Para alguns pode até parecer contraintuitivo chamar de livres seres que são enraizados, mas eu não consigo vê-los de outra forma. É verdade que muitas, se não todas, espécies anuais, ou seja, aquelas que tem um ciclo de vida curto, são escravas de nascerem, crescerem, se reproduzirem e morrerem. Incontáveis são as safras que agricultores vêm fenecer ante os seus olhos sejam por falta ou excesso d’água, por geada ou ainda uma infinidade de pestes. Contudo, árvores, e tantas outras espécies que sobrevivem bem ao passar dos anos conseguem burlar esse curto ciclo.

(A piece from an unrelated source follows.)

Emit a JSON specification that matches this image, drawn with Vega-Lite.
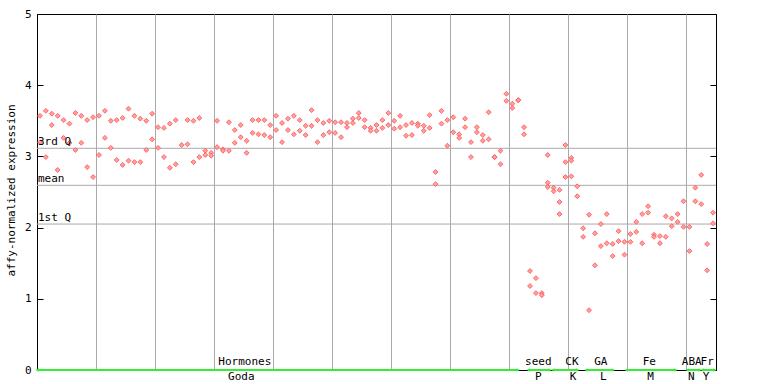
{
  "$schema": "https://vega.github.io/schema/vega-lite/v6.json",
  "width": 679,
  "height": 356,
  "autosize": {"type": "none"},
  "padding": {"left": 37, "top": 14, "right": 52, "bottom": 14},
  "background": "white",
  "config": {
    "font": "DejaVu Sans Mono",
    "view": {"stroke": "black", "strokeWidth": 1},
    "axis": {"domainColor": "black", "tickColor": "black", "labelColor": "black", "titleColor": "black", "labelFont": "DejaVu Sans Mono", "titleFont": "DejaVu Sans Mono", "titleFontWeight": "normal"}
  },
  "datasets": {
    "pts": [
      {"s":1,"v":3.57},{"s":1,"v":3.20},{"s":2,"v":3.64},{"s":2,"v":2.99},{"s":3,"v":3.60},{"s":3,"v":3.44},{"s":4,"v":3.57},{"s":4,"v":2.81},{"s":5,"v":3.51},{"s":5,"v":3.26},
      {"s":6,"v":3.46},{"s":6,"v":3.19},{"s":7,"v":3.61},{"s":7,"v":3.09},{"s":8,"v":3.57},{"s":8,"v":3.19},{"s":9,"v":3.51},{"s":9,"v":2.85},{"s":10,"v":3.55},{"s":10,"v":2.71},
      {"s":11,"v":3.57},{"s":11,"v":3.02},{"s":12,"v":3.64},{"s":12,"v":3.26},{"s":13,"v":3.50},{"s":13,"v":3.12},{"s":14,"v":3.51},{"s":14,"v":2.95},{"s":15,"v":3.54},{"s":15,"v":2.88},
      {"s":16,"v":3.67},{"s":16,"v":2.94},{"s":17,"v":3.57},{"s":17,"v":2.92},{"s":18,"v":3.53},{"s":18,"v":2.92},{"s":19,"v":3.50},{"s":19,"v":3.09},{"s":20,"v":3.60},{"s":20,"v":3.24},
      {"s":21,"v":3.41},{"s":21,"v":3.12},{"s":22,"v":3.40},{"s":22,"v":2.99},{"s":23,"v":3.46},{"s":23,"v":2.84},{"s":24,"v":3.51},{"s":24,"v":2.89},{"s":25,"v":3.16},
      {"s":26,"v":3.51},{"s":26,"v":3.17},{"s":27,"v":3.50},{"s":27,"v":2.92},{"s":28,"v":3.54},{"s":28,"v":2.99},{"s":29,"v":3.08},{"s":29,"v":3.02},{"s":30,"v":3.05},{"s":30,"v":3.01},
      {"s":31,"v":3.50},{"s":31,"v":3.13},{"s":32,"v":3.10},{"s":32,"v":3.08},{"s":33,"v":3.48},{"s":33,"v":3.08},{"s":34,"v":3.37},{"s":34,"v":3.19},{"s":35,"v":3.44},{"s":35,"v":3.27},
      {"s":36,"v":3.22},{"s":36,"v":3.05},{"s":37,"v":3.51},{"s":37,"v":3.33},{"s":38,"v":3.51},{"s":38,"v":3.31},{"s":39,"v":3.51},{"s":39,"v":3.30},{"s":40,"v":3.44},{"s":40,"v":3.27},
      {"s":41,"v":3.57},{"s":41,"v":3.37},{"s":42,"v":3.47},{"s":42,"v":3.20},{"s":43,"v":3.53},{"s":43,"v":3.37},{"s":44,"v":3.57},{"s":44,"v":3.31},{"s":45,"v":3.51},{"s":45,"v":3.36},
      {"s":46,"v":3.43},{"s":46,"v":3.30},{"s":47,"v":3.65},{"s":47,"v":3.43},{"s":48,"v":3.51},{"s":48,"v":3.20},{"s":49,"v":3.47},{"s":49,"v":3.30},{"s":50,"v":3.50},{"s":50,"v":3.34},
      {"s":51,"v":3.48},{"s":51,"v":3.33},{"s":52,"v":3.48},{"s":52,"v":3.27},{"s":53,"v":3.47},{"s":53,"v":3.41},{"s":54,"v":3.53},{"s":54,"v":3.47},{"s":55,"v":3.61},{"s":55,"v":3.54},
      {"s":56,"v":3.51},{"s":56,"v":3.41},{"s":57,"v":3.40},{"s":57,"v":3.36},{"s":58,"v":3.44},{"s":58,"v":3.36},{"s":59,"v":3.51},{"s":59,"v":3.40},{"s":60,"v":3.61},{"s":60,"v":3.44},
      {"s":61,"v":3.50},{"s":61,"v":3.39},{"s":62,"v":3.57},{"s":62,"v":3.41},{"s":63,"v":3.44},{"s":63,"v":3.29},{"s":64,"v":3.47},{"s":64,"v":3.30},{"s":65,"v":3.46},{"s":65,"v":3.43},
      {"s":66,"v":3.43},{"s":66,"v":3.36},{"s":67,"v":3.58},{"s":67,"v":3.40},{"s":68,"v":2.78},{"s":68,"v":2.61},{"s":69,"v":3.64},{"s":69,"v":3.46},{"s":70,"v":3.51},{"s":70,"v":3.15},
      {"s":71,"v":3.55},{"s":71,"v":3.34},{"s":72,"v":3.31},{"s":72,"v":3.26},{"s":73,"v":3.53},{"s":73,"v":3.41},{"s":74,"v":3.20},{"s":74,"v":2.99},{"s":75,"v":3.41},{"s":75,"v":3.34},
      {"s":76,"v":3.30},{"s":76,"v":3.22},{"s":77,"v":3.62},{"s":77,"v":3.24},{"s":78,"v":2.99},{"s":78,"v":2.99},{"s":79,"v":3.08},{"s":79,"v":2.89},{"s":80,"v":3.88},{"s":80,"v":3.78},
      {"s":81,"v":3.74},{"s":81,"v":3.68},{"s":82,"v":3.79},{"s":82,"v":3.79},{"s":83,"v":3.41},{"s":83,"v":3.31},{"s":84,"v":1.39},{"s":84,"v":1.18},{"s":85,"v":1.29},{"s":85,"v":1.08},
      {"s":86,"v":1.08},{"s":86,"v":1.05},{"s":87,"v":3.02},{"s":87,"v":2.63},{"s":87,"v":2.57},{"s":88,"v":2.56},{"s":88,"v":2.51},{"s":89,"v":2.53},{"s":89,"v":2.36},{"s":89,"v":2.19},
      {"s":90,"v":3.16},{"s":90,"v":2.92},{"s":90,"v":2.71},{"s":91,"v":2.98},{"s":91,"v":2.94},{"s":91,"v":2.72},{"s":92,"v":2.58},{"s":92,"v":2.44},{"s":93,"v":1.99},{"s":93,"v":1.87},
      {"s":94,"v":2.18},{"s":94,"v":0.84},{"s":95,"v":1.92},{"s":95,"v":1.47},{"s":96,"v":2.05},{"s":96,"v":1.74},{"s":97,"v":2.19},{"s":97,"v":1.78},{"s":98,"v":1.77},{"s":98,"v":1.60},
      {"s":99,"v":1.95},{"s":99,"v":1.81},{"s":100,"v":1.80},{"s":100,"v":1.62},{"s":101,"v":1.91},{"s":101,"v":1.80},{"s":102,"v":2.08},{"s":102,"v":1.94},{"s":103,"v":2.19},{"s":103,"v":1.78},
      {"s":104,"v":2.30},{"s":104,"v":2.21},{"s":105,"v":1.90},{"s":105,"v":1.87},{"s":106,"v":1.88},{"s":106,"v":1.78},{"s":107,"v":2.16},{"s":107,"v":1.87},{"s":108,"v":2.13},{"s":108,"v":2.02},
      {"s":109,"v":2.19},{"s":109,"v":2.08},{"s":110,"v":2.37},{"s":110,"v":2.01},{"s":111,"v":2.01},{"s":111,"v":1.67},{"s":112,"v":2.56},{"s":112,"v":2.37},{"s":113,"v":2.74},{"s":113,"v":2.33},
      {"s":114,"v":1.77},{"s":114,"v":1.40},{"s":115,"v":2.21},{"s":115,"v":2.06}
    ],
    "refs": [
      {"label": "3rd Q", "v": 3.114},
      {"label": "mean", "v": 2.594},
      {"label": "1st Q", "v": 2.05}
    ],
    "groups": [
      {"label": "Hormones", "sub": "Goda", "start": 0.5, "end": 82.0, "mid": 35.7, "submid": 35.1},
      {"label": "seed", "sub": "P", "start": 83.7, "end": 87.4, "mid": 85.4, "submid": 85.4},
      {"label": "CK", "sub": "K", "start": 87.9, "end": 92.1, "mid": 91.1, "submid": 91.3},
      {"label": "GA", "sub": "L", "start": 93.5, "end": 98.1, "mid": 96.0, "submid": 96.4},
      {"label": "Fe", "sub": "M", "start": 100.3, "end": 108.7, "mid": 104.2, "submid": 104.4},
      {"label": "ABA", "sub": "N", "start": 110.6, "end": 112.8, "mid": 111.4, "submid": 111.3},
      {"label": "Fr", "sub": "Y", "start": 113.2, "end": 115.3, "mid": 114.0, "submid": 113.8}
    ]
  },
  "layer": [
    {
      "data": {"name": "refs"},
      "mark": {"type": "rule", "color": "#aaaaaa", "strokeWidth": 1},
      "encoding": {
        "y": {"field": "v", "type": "quantitative", "scale": {"domain": [0, 5], "nice": false, "zero": true},
          "axis": {"orient": "right", "values": [0, 1, 2, 3, 4, 5], "labels": false, "ticks": true, "tickSize": -6, "grid": false, "domain": true, "title": null}}
      }
    },
    {
      "data": {"name": "pts"},
      "mark": {"type": "point", "shape": "diamond", "filled": true, "size": 24, "fill": "#ffa0a0", "stroke": "#ff5050", "strokeWidth": 0.8, "opacity": 1},
      "encoding": {
        "x": {"field": "s", "type": "quantitative", "scale": {"domain": [0.5, 115.5], "nice": false, "zero": false},
          "axis": {"values": [10.5, 20.5, 30.5, 40.5, 50.5, 60.5, 70.5, 80.5, 90.5, 100.5, 110.5], "grid": true, "gridColor": "#aaaaaa", "gridOpacity": 1, "labels": false, "ticks": false, "domain": true, "title": null}},
        "y": {"field": "v", "type": "quantitative", "scale": {"domain": [0, 5], "nice": false, "zero": true},
          "axis": {"orient": "left", "values": [0, 1, 2, 3, 4, 5], "grid": false, "tickSize": -6, "labelPadding": 12, "labelAlign": "right", "labelFontSize": 11, "title": "affy-normalized expression", "titleFontSize": 11, "titleX": -26, "titleY": 176, "titleBaseline": "middle", "titleAngle": -90}}
      }
    },
    {
      "data": {"name": "refs"},
      "mark": {"type": "text", "align": "left", "baseline": "bottom", "dx": 1, "dy": -1, "fontSize": 11, "color": "black"},
      "encoding": {
        "x": {"datum": 0.5, "type": "quantitative"},
        "y": {"field": "v", "type": "quantitative", "axis": null},
        "text": {"field": "label"}
      }
    },
    {
      "data": {"name": "groups"},
      "mark": {"type": "rule", "color": "#33ee33", "strokeWidth": 2},
      "encoding": {
        "x": {"field": "start", "type": "quantitative"},
        "x2": {"field": "end"},
        "y": {"datum": 0, "type": "quantitative", "axis": null}
      }
    },
    {
      "data": {"name": "groups"},
      "mark": {"type": "point", "shape": "triangle-left", "filled": true, "size": 14, "color": "#33ee33", "opacity": 1},
      "encoding": {
        "x": {"field": "start", "type": "quantitative"},
        "y": {"datum": 0, "type": "quantitative", "axis": null}
      }
    },
    {
      "data": {"name": "groups"},
      "mark": {"type": "point", "shape": "triangle-right", "filled": true, "size": 14, "color": "#33ee33", "opacity": 1},
      "encoding": {
        "x": {"field": "end", "type": "quantitative"},
        "y": {"datum": 0, "type": "quantitative", "axis": null}
      }
    },
    {
      "data": {"name": "groups"},
      "mark": {"type": "text", "align": "center", "baseline": "middle", "dy": -8, "fontSize": 11, "color": "black"},
      "encoding": {
        "x": {"field": "mid", "type": "quantitative"},
        "y": {"datum": 0, "type": "quantitative", "axis": null},
        "text": {"field": "label"}
      }
    },
    {
      "data": {"name": "groups"},
      "mark": {"type": "text", "align": "center", "baseline": "middle", "dy": 7, "fontSize": 11, "color": "black"},
      "encoding": {
        "x": {"field": "submid", "type": "quantitative"},
        "y": {"datum": 0, "type": "quantitative", "axis": null},
        "text": {"field": "sub"}
      }
    }
  ],
  "resolve": {"axis": {"y": "independent"}}
}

Quando produzíamos caju, incontáveis foram os anos em que a safra foi prejudicada por chuvas extemporâneas, contudo, as árvores permaneciam lá, frondosas e prontas para, no ano seguinte, cobrirem-se de flores e frutas. Os ipês que plantei no meu jardim, ano após ano, deram minguadas florações. Resultado, claro, da mansidão do nosso clima com períodos de chuva e estiagem brandos.

Disse isso tudo porque venho refletindo que até as árvores são livres para escolher como viver (e morrer). Ao invés de entrar em dormência com o fim do período chuvoso como tantas árvores típicas de biomas semiáridos, o ipê resiste e ao invés de partir como um esqueleto seco, ele escolhe explodir em flores e fazer do seu último suspiro o mais belo.

Ultimamente, ante o fato da liberdade, venho me sentindo assustado. Talvez goste tanto de árvores por elas representarem essa estabilidade milenar que tanto admiro, mas elas talvez representem algo mais. São seres que ainda que com seus troncos imóveis e raízes profundas são vivas, comunicativas e cuidam umas das outras. Talvez elas estejam me dizendo que posso ter raízes e ainda assim crescer, me comunicar e deixar o mundo melhor do meu jeito, respeitando quem sou, observando o meu entorno e reagindo a ele sem, contudo, deixar de seguir a minha verdadeira natureza.